This is a profoundly depressing thought, especially as so many commentators have expressed their disgust at last week’s ruling. In an editorial entitled, “Torture Is a Crime, Not a Secret,” the New York Times lamented, “The decision diminishes any hope that this odious practice [“extraordinary rendition”] will finally receive the legal label it deserves: a violation of international law,” and the Los Angeles Times declared, “The decision to short-circuit the trial process is more than a misreading of the law; it’s an egregious miscarriage of justice. That’s obvious from a perusal of the plaintiffs’ complaint. One said that while he was imprisoned in Egypt, electrodes were attached to his earlobes, nipples and genitals. A second, held in Morocco, said he was beaten, denied food and threatened with sexual torture and castration. A third claimed that his Moroccan captors broke his bones and cut him with a scalpel all over his body, and poured hot, stinging liquid into his open wounds.”
For the ACLU, Ben Wizner stated:
This is a sad day not only for the torture victims whose attempt to seek justice has been extinguished, but for all Americans who care about the rule of law and our nation’s reputation in the world. To date, not a single victim of the Bush administration’s torture program has had his day in court. If today’s decision is allowed to stand, the United States will have closed its courtroom doors to torture victims while providing complete immunity to their torturers. The torture architects and their enablers may have escaped the judgment of this court, but they will not escape the judgment of history.

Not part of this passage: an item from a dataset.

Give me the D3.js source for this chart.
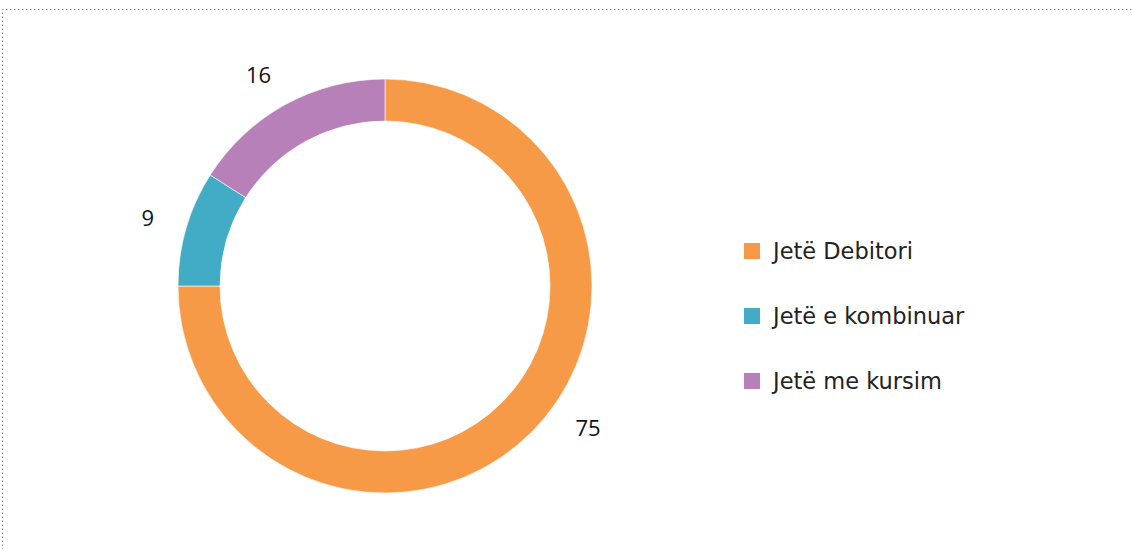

Moreover, on Monday, Scott Horton of Harper’s Magazine not only pointed out that the facts of the case “were established beyond any reasonable doubt without the need to turn to classified information,” but also reminded readers that, “Under the International Convention for the Protection of All Persons from Enforced Disappearance, which adopts the position that the US Justice Department took in 1946, the crime of disappearance connected to torture is a crime against humanity, with no statute of limitations and no defense of superior orders applicable.” Horton also reminded readers that, by signing the UN Convention Against Torture in 1987, the United States “made an unequivocal commitment to the international community to compensate those who are tortured by its agents” — and also, it should be noted, to bring the perpetrators to justice.
In addition, Horton pointed out that, in February this year, the Court of Appeal in London, which “had already viewed the formidable evidence” in Binyam Mohamed’s case, had brought to an end 18 months of Obama-style stonewalling by foreign secretary David Miliband regarding British knowledge of Mohamed’s torture by US agents, and had ordered the information to be publicly released, leading to a criminal investigation, which is ongoing, and, with a change of government, the announcement of a judicial inquiry into British complicity in torture — something that many of Obama’s supporters had hoped would happen in the US. As Horton explained, “The British court concluded, just as the Ninth Circuit was legally obligated to do, that state-secrecy claims could not be used to block discovery of evidence of crimes.”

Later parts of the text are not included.